Exercise: From the first line of the data below through the line holding "const yTicks = [-7, -2, 3];", output each line exactly and leave the pictures out.

Stored data:
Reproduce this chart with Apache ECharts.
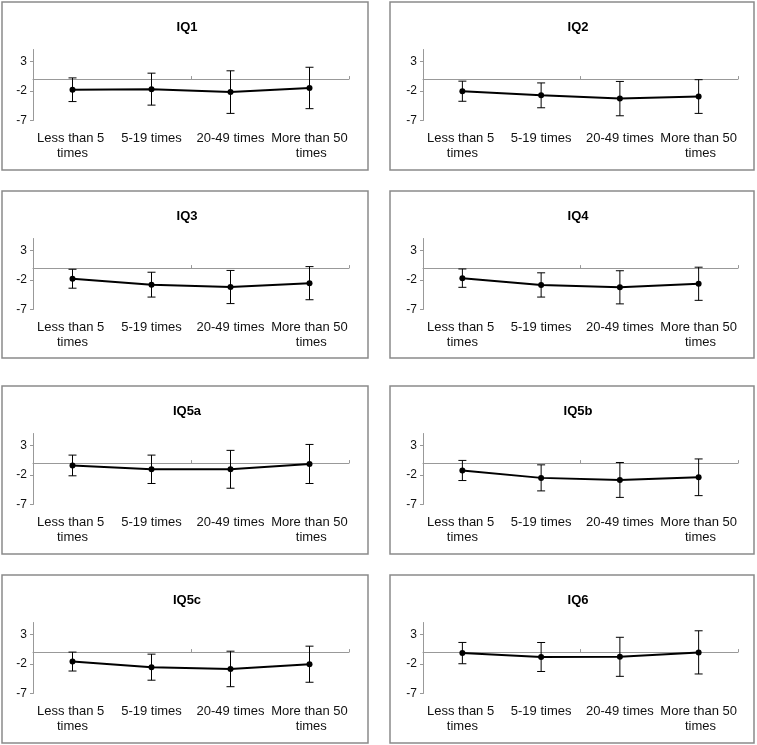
<!DOCTYPE html>
<html>
<head>
<meta charset="utf-8">
<script src="https://cdn.jsdelivr.net/npm/echarts@6/dist/echarts.min.js"></script>
<style>
html,body{margin:0;padding:0;background:#fff;}
#chart{width:757px;height:745px;}
</style>
</head>
<body>
<div id="chart"></div>
<script>
const categories = ['Less than 5 times', '5-19 times', '20-49 times', 'More than 50 times'];
const panelTitles = ['IQ1', 'IQ2', 'IQ3', 'IQ4', 'IQ5a', 'IQ5b', 'IQ5c', 'IQ6'];
const yTicks = [-7, -2, 3];

const iq1Mean = [-1.8, -1.7, -2.2, -1.5];
const iq1Err = [2.0, 2.7, 3.6, 3.5];
const iq2Mean = [-2.05, -2.75, -3.3, -2.95];
const iq2Err = [1.7, 2.1, 2.9, 2.85];
const iq3Mean = [-1.8, -2.8, -3.2, -2.55];
const iq3Err = [1.6, 2.1, 2.8, 2.8];
const iq4Mean = [-1.7, -2.85, -3.25, -2.65];
const iq4Err = [1.55, 2.05, 2.8, 2.8];
const iq5aMean = [-0.4, -1.05, -1.05, -0.15];
const iq5aErr = [1.75, 2.4, 3.2, 3.3];
const iq5bMean = [-1.25, -2.5, -2.85, -2.4];
const iq5bErr = [1.7, 2.2, 2.95, 3.1];
const iq5cMean = [-1.6, -2.55, -2.85, -2.05];
const iq5cErr = [1.6, 2.2, 3.0, 3.05];
const iq6Mean = [-0.17, -0.83, -0.8, -0.05];
const iq6Err = [1.8, 2.45, 3.3, 3.65];

const means = [iq1Mean, iq2Mean, iq3Mean, iq4Mean, iq5aMean, iq5bMean, iq5cMean, iq6Mean];
const errs = [iq1Err, iq2Err, iq3Err, iq4Err, iq5aErr, iq5bErr, iq5cErr, iq6Err];

const FONT = 'Liberation Sans, Arial, sans-serif';
const panelLeft = [2, 390];
const panelRight = [368, 754];
const rowTop = [2, 191, 386, 575];
const rowBottom = [170, 358, 554, 743];
const gridLeft = [33, 423];
const gridWidth = [316, 315];
const titleX = [182, 573];

const chart = echarts.init(document.getElementById('chart'), null, {renderer: 'canvas'});

const grids = [], xAxes = [], yAxes = [], series = [], titles = [], graphics = [];

for (let i = 0; i < 8; i++) {
  const c = i % 2, r = Math.floor(i / 2);
  graphics.push({
    type: 'rect',
    shape: {x: panelLeft[c], y: rowTop[r], width: panelRight[c] - panelLeft[c], height: rowBottom[r] - rowTop[r]},
    style: {fill: 'none', stroke: '#8a8a8a', lineWidth: 1.5},
    silent: true
  });
  titles.push({
    text: panelTitles[i],
    left: titleX[c],
    top: rowTop[r] + 14,
    textAlign: 'center',
    textStyle: {fontFamily: FONT, fontSize: 13, fontWeight: 'bold', color: '#000'}
  });
  grids.push({
    left: gridLeft[c],
    top: rowTop[r] + 47.5,
    width: gridWidth[c],
    height: 71,
    containLabel: false
  });
  // zero-line axis
  xAxes.push({
    type: 'category',
    gridIndex: i,
    data: categories,
    boundaryGap: true,
    axisLine: {show: true, onZero: true, lineStyle: {color: '#999', width: 1}},
    axisTick: {show: true, inside: true, length: 3, lineStyle: {color: '#999'}},
    axisLabel: {show: false},
    splitLine: {show: false}
  });
  // label axis at bottom
  xAxes.push({
    type: 'category',
    gridIndex: i,
    data: categories,
    position: 'bottom',
    boundaryGap: true,
    axisLine: {show: false, onZero: false},
    axisTick: {show: false},
    axisLabel: {
      show: true, interval: 0, margin: 10,
      width: 79, overflow: 'break',
      fontFamily: FONT, fontSize: 13, lineHeight: 15, color: '#111'
    },
    splitLine: {show: false}
  });
  yAxes.push({
    type: 'value',
    gridIndex: i,
    min: -7, max: 5, interval: 5,
    axisLine: {show: true, lineStyle: {color: '#999', width: 1}},
    axisTick: {show: true, length: 3, customValues: yTicks, lineStyle: {color: '#999'}},
    axisLabel: {customValues: yTicks, margin: 6, fontFamily: FONT, fontSize: 12, color: '#111'},
    splitLine: {show: false}
  });
  const m = means[i], e = errs[i];
  series.push({
    type: 'custom',
    xAxisIndex: 2 * i,
    yAxisIndex: i,
    data: m.map((v, k) => [k, v - e[k], v + e[k]]),
    renderItem: function (params, api) {
      const x = api.value(0);
      const lo = api.coord([x, api.value(1)]);
      const hi = api.coord([x, api.value(2)]);
      const cap = 4;
      const st = {stroke: '#000', lineWidth: 1};
      return {
        type: 'group',
        children: [
          {type: 'line', shape: {x1: lo[0], y1: lo[1], x2: hi[0], y2: hi[1]}, style: st},
          {type: 'line', shape: {x1: lo[0] - cap, y1: lo[1], x2: lo[0] + cap, y2: lo[1]}, style: st},
          {type: 'line', shape: {x1: hi[0] - cap, y1: hi[1], x2: hi[0] + cap, y2: hi[1]}, style: st}
        ]
      };
    },
    z: 3,
    silent: true
  });
  series.push({
    type: 'line',
    xAxisIndex: 2 * i,
    yAxisIndex: i,
    data: m,
    symbol: 'circle',
    symbolSize: 6,
    lineStyle: {color: '#000', width: 2},
    itemStyle: {color: '#000'},
    z: 4,
    silent: true,
    animation: false
  });
}

chart.setOption({
  animation: false,
  backgroundColor: '#fff',
  title: titles,
  grid: grids,
  xAxis: xAxes,
  yAxis: yAxes,
  series: series,
  graphic: graphics
});
</script>
</body>
</html>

Correct answer:
Reproduce this chart with Apache ECharts.
<!DOCTYPE html>
<html>
<head>
<meta charset="utf-8">
<script src="https://cdn.jsdelivr.net/npm/echarts@6/dist/echarts.min.js"></script>
<style>
html,body{margin:0;padding:0;background:#fff;}
#chart{width:757px;height:745px;}
</style>
</head>
<body>
<div id="chart"></div>
<script>
const categories = ['Less than 5 times', '5-19 times', '20-49 times', 'More than 50 times'];
const panelTitles = ['IQ1', 'IQ2', 'IQ3', 'IQ4', 'IQ5a', 'IQ5b', 'IQ5c', 'IQ6'];
const yTicks = [-7, -2, 3];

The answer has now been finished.